Charles Kolodgy of IDC has a thoughtful post on SecurityCurrent entitled, Defending Against Custom Malware: The Rise of STAP.
STAP (Specialized Threat Analysis and Protection) technical controls are designed to complement, maybe in the future replace, traditional detection controls that require signatures and rules. STAP controls focus on threats/attacks that have not been seen before or that can morph very quickly and therefore are missed by signature-based controls.
Actors such as criminal organizations and nation states are interested in the long haul. They create specialized malware, intended for a specific target or groups of targets, with the ultimate goal of becoming embedded in the target’s infrastructure. These threats are nearly always new and never seen before. This malware is targeted, polymorphic, and dynamic. It can be delivered via Web page, spear-phishing email, or any other number of avenues.

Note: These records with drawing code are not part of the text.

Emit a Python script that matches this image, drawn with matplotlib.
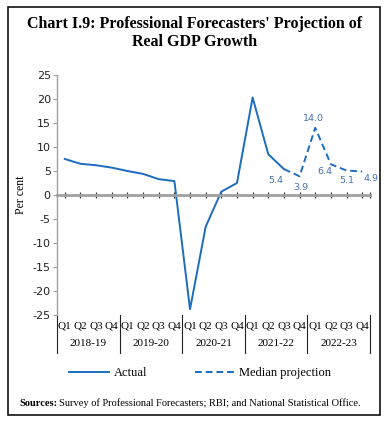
import numpy as np
import matplotlib
matplotlib.use("Agg")
import matplotlib.pyplot as plt
import matplotlib.patches as patches
import matplotlib.transforms as mtransforms

################################################
# Data
################################################
years = ["2018-19", "2019-20", "2020-21", "2021-22", "2022-23"]
quarters = ["Q1", "Q2", "Q3", "Q4"]

# actual real GDP growth, 2018-19 Q1 to 2021-22 Q3
actual = [7.5, 6.5, 6.2, 5.7, 5.0, 4.4, 3.3, 2.9,
          -23.8, -6.6, 0.7, 2.5, 20.3, 8.5, 5.4]
# median projection, 2021-22 Q3 to 2022-23 Q4
projection = [5.4, 3.9, 14.0, 6.4, 5.1, 4.9]
proj_labels = ["5.4", "3.9", "14.0", "6.4", "5.1", "4.9"]
label_offsets = [(-6, -8), (1, -8), (-1, 7), (-4, -5), (0, -7), (6, -5)]

yticks = [25, 20, 15, 10, 5, 0, -5, -10, -15, -20, -25]

blue = "#1c6cbf"
lbl_blue = "#4670b0"
grey = "#a0a0a0"
serif = "Liberation Serif"
sans = "DejaVu Sans"

################################################
# Figure
################################################
fig = plt.figure(figsize=(3.89, 4.22), dpi=100)
ax = fig.add_axes([57/389, 1-315/422, (370-57)/389, 240/422])

n = len(years) * len(quarters)
x_act = np.arange(len(actual))
x_proj = np.arange(len(actual)-1, len(actual)-1+len(projection))

ax.plot(x_act, actual, color=blue, lw=1.4, label="Actual")
ax.plot(x_proj, projection, color=blue, lw=1.4, ls=(0, (3.5, 2)), label="Median projection")

for xi, yi, t, (dx, dy) in zip(x_proj, projection, proj_labels, label_offsets):
    ax.annotate(t, (xi, yi), xytext=(dx, dy), textcoords="offset points",
                ha="center", va="center", fontsize=6.8, color=lbl_blue, family=sans)

ax.set_xlim(-0.5, n-0.5)
ax.set_ylim(-25, 25)
ax.set_yticks(yticks)
ax.set_yticklabels([str(v) for v in yticks], fontsize=8, family=sans, color="#222222")
ax.tick_params(axis="y", length=3, width=0.8, color=grey, pad=1.5)
ax.set_ylabel("Per cent", fontsize=8.5, family=serif, labelpad=4)

for s in ["top", "right"]:
    ax.spines[s].set_visible(False)
ax.spines["left"].set_color(grey)
ax.spines["left"].set_linewidth(1.0)
ax.spines["bottom"].set_position(("data", 0))
ax.spines["bottom"].set_color(grey)
ax.spines["bottom"].set_linewidth(2.0)
ax.set_xticks(list(np.arange(n)) + [n-0.5])
ax.set_xticklabels([])
ax.tick_params(axis="x", direction="inout", length=5, width=0.9, color="#333333")

# category axis below the plot
trans = mtransforms.blended_transform_factory(ax.transData, ax.transAxes)
for gi, yr in enumerate(years):
    for qi, q in enumerate(quarters):
        ax.text(gi*4+qi, -0.045, q, transform=trans, ha="center", va="center",
                fontsize=8, family=serif)
    ax.text(gi*4+1.5, -0.12, yr, transform=trans, ha="center", va="center",
            fontsize=8, family=serif)
for b in np.arange(-0.5, n, 4):
    ax.plot([b, b], [0, -0.158], transform=trans, color="#222222", lw=0.8, clip_on=False)

# title
fig.text(0.5, 1-24/422, "Chart I.9: Professional Forecasters' Projection of",
         ha="center", va="center", fontsize=11.5, fontweight="bold", family=serif)
fig.text(0.5, 1-42/422, "Real GDP Growth",
         ha="center", va="center", fontsize=11.5, fontweight="bold", family=serif)

# legend
leg = fig.legend(loc="center", bbox_to_anchor=(200/389, 1-373/422), ncol=2, frameon=False,
                 prop={"family": serif, "size": 9}, handlelength=3.2,
                 columnspacing=3.8, handletextpad=0.35)

# sources
src = fig.text(19/389, 1-403/422, "Sources:", ha="left", va="center", fontsize=7.5,
               fontweight="bold", family=serif)
fig.canvas.draw()
bb = src.get_window_extent().transformed(fig.transFigure.inverted())
fig.text(bb.x1 + 2/389, 1-403/422,
         "Survey of Professional Forecasters; RBI; and National Statistical Office.",
         ha="left", va="center", fontsize=7.5, family=serif)

# border
fig.patches.append(patches.Rectangle((8/389, 1-415/422), 372/389, 408/422,
                                     transform=fig.transFigure, fill=False,
                                     edgecolor="#111111", lw=1.2))

fig.savefig("out.png", dpi=100)
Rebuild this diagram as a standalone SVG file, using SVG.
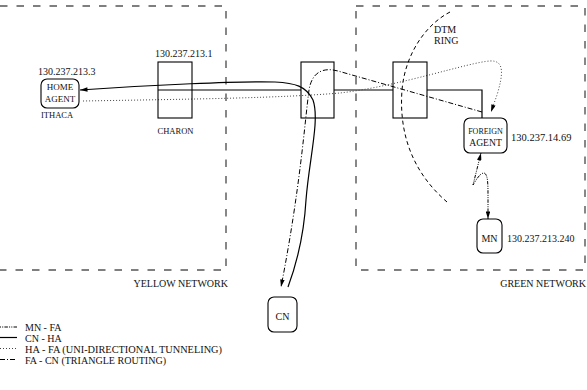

Mr. Kolodgy breaks STAP controls into three categories:
- Virtual sandboxing/emulation and behavioral analysis
- Virtual containerization/isolation
- Advanced system scanning
Based on Cymbel’s research, we would create fourth category for Advanced log analysis. There is considerable research and funded companies going beyond traditional rule- and statistical/threshold-based techniques. Many of these efforts are levering Hadoop and/or advanced Machine Learning algorithms.